I just find it absurd that you would seriously entertain such a grotesque scenario rather than simply advocating for the only decent and fair solution: universal health care that does not create unequal haves and have-nots in our society like that. Nobody should have to go broke or limp around on a bum hip just to protect the profits of insurance companies.

I blogged about it here too:

http://thexliberal.wordpress.com/2009/08/22/palin-never-said-death-panel-was-in-the-bill/

I am getting real tired telling people that Palin never said Death Panel was in the bill.
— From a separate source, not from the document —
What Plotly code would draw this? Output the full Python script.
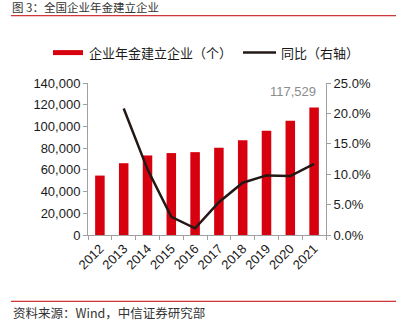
import plotly.graph_objects as go

years = ["2012", "2013", "2014", "2015", "2016", "2017", "2018", "2019", "2020", "2021"]
companies = [54737, 66120, 73261, 75454, 76298, 80429, 87368, 95963, 105227, 117529]
yoy = [None, 20.8, 10.8, 3.0, 1.1, 5.4, 8.6, 9.8, 9.7, 11.7]
left_ticks = [0, 20000, 40000, 60000, 80000, 100000, 120000, 140000]
right_ticks = [0, 5, 10, 15, 20, 25]

RED = "#D7000F"
DARK = "#231815"
GRAY = "#A0A0A0"
FONT = "Liberation Sans, Noto Sans CJK SC, sans-serif"
CJK = "Noto Sans CJK SC, Liberation Sans, sans-serif"

W, H = 396, 325
L, R, T, B = 88, 326, 82.5, 235

def px(x):
    return (x - L) / (R - L)

def py(y):
    return (B - y) / (B - T)

fig = go.Figure()
fig.add_trace(go.Bar(x=years, y=companies, marker_color=RED, width=0.4,
                     marker_line_width=0, showlegend=False, yaxis="y"))
fig.add_trace(go.Scatter(x=years, y=yoy, mode="lines", line=dict(color=DARK, width=2.5),
                         showlegend=False, yaxis="y2"))

shapes = [
    dict(type="line", xref="paper", yref="paper", x0=px(11), x1=px(396), y0=py(15), y1=py(15),
         line=dict(color="#C00000", width=1)),
    dict(type="line", xref="paper", yref="paper", x0=px(11), x1=px(396), y0=py(301.5), y1=py(301.5),
         line=dict(color="#C00000", width=1)),
    dict(type="rect", xref="paper", yref="paper", x0=px(53), x1=px(83), y0=py(49.5), y1=py(54.5),
         fillcolor=RED, line=dict(width=0)),
    dict(type="line", xref="paper", yref="paper", x0=px(243), x1=px(276), y0=py(52), y1=py(52),
         line=dict(color=DARK, width=2.5)),
]

annotations = [
    dict(text="图 3：全国企业年金建立企业", xref="paper", yref="paper", x=px(11), y=py(15.5),
         xanchor="left", yanchor="bottom", borderpad=0, showarrow=False,
         font=dict(family=CJK, size=11.5, color="#333333")),
    dict(text="企业年金建立企业（个）", xref="paper", yref="paper", x=px(87), y=py(52),
         xanchor="left", yanchor="middle", showarrow=False, font=dict(family=CJK, size=13, color="#1a1a1a")),
    dict(text="同比（右轴）", xref="paper", yref="paper", x=px(279), y=py(52),
         xanchor="left", yanchor="middle", showarrow=False, font=dict(family=CJK, size=13, color="#1a1a1a")),
    dict(text="资料来源：Wind，中信证券研究部", xref="paper", yref="paper", x=px(11), y=py(313),
         xanchor="left", yanchor="middle", showarrow=False, font=dict(family=CJK, size=12.5, color="#333333")),
    dict(text=f"{companies[-1]:,}", xref="paper", yref="paper", x=px(318), y=py(91),
         xanchor="right", yanchor="middle", showarrow=False,
         font=dict(family=FONT, size=13, color="#8c8c8c")),
]

fig.update_layout(
    width=W, height=H,
    margin=dict(l=L, r=W - R, t=T, b=H - B),
    paper_bgcolor="white", plot_bgcolor="white",
    font=dict(family=FONT, size=13, color="#1a1a1a"),
    bargap=0.6,
    xaxis=dict(type="category", tickangle=-45, showline=True, linecolor=GRAY, linewidth=1,
               ticks="outside", tickson="boundaries", ticklen=4, tickcolor=GRAY,
               showgrid=False, tickfont=dict(size=13), range=[-0.5, 9.5]),
    yaxis=dict(range=[0, 140000], tickvals=left_ticks, tickformat=",d", showline=True,
               linecolor=GRAY, ticks="outside", ticklen=4, tickcolor=GRAY, showgrid=False,
               zeroline=False, tickfont=dict(size=13)),
    yaxis2=dict(range=[0, 25], tickvals=right_ticks, ticktext=[f"{v:.1f}%" for v in right_ticks],
                overlaying="y", side="right", showline=True, linecolor=GRAY, ticks="outside",
                ticklen=4, tickcolor=GRAY, showgrid=False, zeroline=False, tickfont=dict(size=13)),
    shapes=shapes,
    annotations=annotations,
)

fig.write_html("out.html")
"I am getting real tired telling people that Palin never said Death Panel was in the bill."

--Linda

Go to Linda's post and you see:

"She simply stated that once healthcare cost gets too high, government would refuse to pay the cost (because Obama said no new taxes on the middle class and you can only tax the rich so much), care would then be rationed."

--Linda

But then you look at what other wingnuts are saying and you see stuff like this:

http://firstread.msnbc.msn.com/archive/2009/08/12/2029124.aspx

"There is some fear because in the House bill, there is counseling for end-of-life. And from that standpoint, you have every right to fear. You shouldn't have counseling at the end of life. You ought to have counseling 20 years before you're going to die. You ought to plan these things out. And I don't have any problem with things like living wills. But they ought to be done within the family. We should not have a government program that determines if you're going to pull the plug on grandma."

--Senator Charles Grassley


Do you see the problem here? The wing nuts are so disingenuous and unconcerned with facts that they can't even keep straight what imaginary issue with the healthcare legislation is supposed to constitute a "death panel." Palin and Linda say it's about rationing, Grassley, Gingrich and Betsy McCaughey say it's about end-of-life counseling, euthanasia and "pull[ing] the plug on grandma."

Obviously, "death panels" have always been in the eyes of their wingnut beholders, meaning anything they said it was supposed to mean at the time, and acting only as a bad-faith "issue" to scare people. Now that its obvious dishonesty is being exposed in the mainstream media, they're trying to claim they didn't really mean it that way.

Bullshit.


"Nobody should have to go broke or limp around on a bum hip just to protect the profits of insurance companies."

or lawyers? "tort reform" if you are being serious bob, otherwise you are just a tool.

the heart complication you offer, would also provide for the pt to obtain medicare/medicaid.
basically if a life threatening incident occurs, there are triggers in place which address it.

if you hate insurance companies, i'm offerring you a way of striking back.

"the heart complication you offer, would also provide for the pt to obtain medicare/medicaid. basically if a life threatening incident occurs, there are triggers in place which address it."


But mark, the IOM study already says that even when they can get care, people without health insurance get worse care and their outcomes and overall health are significantly worse. What you propose will never change that basic problem because it's not a system-wide reform. It's a piecemeal half-measure that actually has people paying out-of-pocket for the kind of life-sustaining treatment that you or I (or anyone else with employer-provided health insurance) takes for granted. I know that people like you think that that's all that uninsured people deserve. But any of us is just one layoff or catastrophic illness away from being one of those uninsured ourselves. And in any case, it's not fair to have haves and have-nots in our society when it can mean the difference -- literally -- between life and death.

simple world view, bob?

govt is your christ.

the only "unforgivable sin"?

Mark 3:28-30: "Truly I tell you, people will be forgiven all their sins and all the blasphemies they utter. But whoever blasphemes against the Holy Spirit will never be forgiven, but is guilty of an eternal sin. He said this because they [the Pharisees] were saying, ‘He has an evil spirit’."
http://en.wikipedia.org/wiki/Eternal_sin

looks like I'm 2 for 2. damned by christians, damned by govt worshippers.

if i were you, i would never mock a christian...

my sin is holding the belief that christ and govt aren't going to fix us.